Chiapparo dà l’impressione di avere solo certezze sui biancorossi di oggi, tralasciando un raffronto, seppur solo teorico, con i movimenti in altre squadre. Né può essere sufficiente una demonizzazione dell’ex Magnano, come causa di tutti i mali, d’una Varese perdente, e spesso, di misura, per credere in un ovvio e automatico miglioramento (di rendimento) dei "vecchi", quindi in una squadra più godibile per gioco e risultati. In campo vanno i giocatori. E Dio sa quanto vorremmo ancora vedere sul parquet Mrsic, Vescovi e Meneghin di un tempo.

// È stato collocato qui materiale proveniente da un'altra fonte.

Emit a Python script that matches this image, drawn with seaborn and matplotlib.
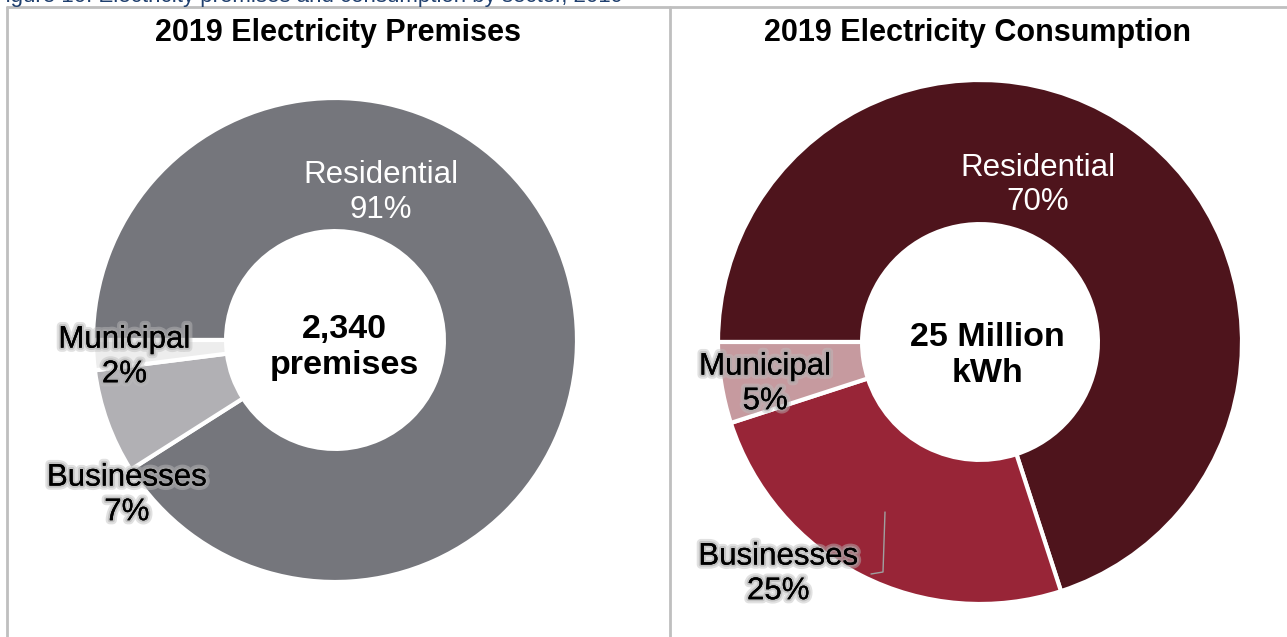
import matplotlib
matplotlib.use("Agg")
import matplotlib.pyplot as plt
import matplotlib.patheffects as pe
from matplotlib.lines import Line2D
import seaborn as sns

# ---- data ----
sectors = ["Residential", "Businesses", "Municipal"]
premises_pct = [91, 7, 2]
consumption_pct = [70, 25, 5]
premises_colors = ["#75767C", "#B1B0B4", "#EDEDED"]
consumption_colors = ["#4E141C", "#982537", "#C69A9F"]
titles = ["2019 Electricity Premises", "2019 Electricity Consumption"]
centre_texts = ["2,340\npremises", "25 Million\nkWh"]
caption = "Figure 10: Electricity premises and consumption by sector, 2019"

sns.set_style("white")
plt.rcParams["font.family"] = ["Liberation Sans", "DejaVu Sans"]
plt.rcParams["text.color"] = "black"

W, H = 1287, 637
fig = plt.figure(figsize=(W / 100, H / 100), dpi=100)
fig.patch.set_facecolor("white")


def px_axes(cx, cy, r):
    return fig.add_axes([(cx - r) / W, (H - cy - r) / H, 2 * r / W, 2 * r / H])


glow = [pe.withStroke(linewidth=6, foreground="#bdbdbd", alpha=0.45),
        pe.withStroke(linewidth=3, foreground="#a8a8a8", alpha=0.5), pe.Normal()]

panels = [
    dict(cx=335, cy=340, r=242, vals=premises_pct, cols=premises_colors,
         lab_pos=[(0.19, 0.61), (-0.86, -0.64), (-0.87, -0.07)],
         lab_col=["white", "black", "black"], centre=(0.04, -0.03)),
    dict(cx=980, cy=342, r=262, vals=consumption_pct, cols=consumption_colors,
         lab_pos=[(0.22, 0.60), (-0.77, -0.885), (-0.82, -0.16)],
         lab_col=["white", "black", "black"], centre=(0.03, -0.05)),
]

for i, p in enumerate(panels):
    ax = px_axes(p["cx"], p["cy"], p["r"])
    ax.pie(p["vals"], colors=p["cols"], startangle=180, counterclock=False,
           radius=1.0, wedgeprops=dict(width=0.55, edgecolor="white", linewidth=3))
    ax.set_xlim(-1, 1)
    ax.set_ylim(-1, 1)
    ax.set_aspect("equal")
    ax.axis("off")
    for name, v, (x, y), c in zip(sectors, p["vals"], p["lab_pos"], p["lab_col"]):
        t = ax.text(x, y, f"{name}\n{v}%", ha="center", va="center", color=c,
                    fontsize=22.5, linespacing=1.2, clip_on=False)
        if c == "black":
            t.set_path_effects(glow)
    ax.text(p["centre"][0], p["centre"][1], centre_texts[i], ha="center", va="center",
            fontsize=24.5, fontweight="bold", linespacing=1.2, color="black")

# titles
for x, t in zip([338, 977], titles):
    fig.text(x / W, 1 - 33 / H, t, ha="center", va="center", fontsize=22,
             fontweight="bold", color="black",
             family=["Liberation Sans Narrow", "Liberation Sans", "DejaVu Sans"])

# caption (clipped at top)
fig.text(-8 / W, 1 - 2 / H, caption, ha="left", va="baseline", fontsize=16, color="#1F3F6E")

# frame lines
fc = "#BFBFBF"
fig.add_artist(Line2D([7 / W, 1], [1 - 7 / H, 1 - 7 / H], color=fc, lw=2))
fig.add_artist(Line2D([7 / W, 7 / W], [0, 1 - 7 / H], color=fc, lw=2))
fig.add_artist(Line2D([670 / W, 670 / W], [0, 1 - 7 / H], color=fc, lw=2))

# small leader line near Businesses (consumption)
fig.add_artist(Line2D([885 / W, 883 / W, 871 / W], [1 - 512 / H, 1 - 572 / H, 1 - 574 / H],
                      color="#A0A0A0", lw=1))

fig.savefig("out.png", dpi=100, facecolor="white")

Dunque, la certezza di un futuro diverso non scaturisce dalla negazione totale del passato ma essa, semmai, trova pienezza nell’aggiustamento di un cammino che parte da lontano attraverso errori (da eliminare) ma anche virtù (da mantenere). Se nei tunnel del palasport ci sono le ragnatele, queste restano anche dopo Magnano, almeno sin quando nessuno provvede a far pulizia. Il nostro è anche un processo alle intenzioni, affinché resti tale. In estate tutti vincono, scudetto o salvezza fa lo stesso, poi, ai primi freddi, affiorano le verità e, se sono tristi, è troppo tardi. Se Chiappare non giudica sacrosante le sue certezze, mettendole in discussione, può certamente fare scelte azzeccate. E saremo felici di riconoscergli grandi meriti.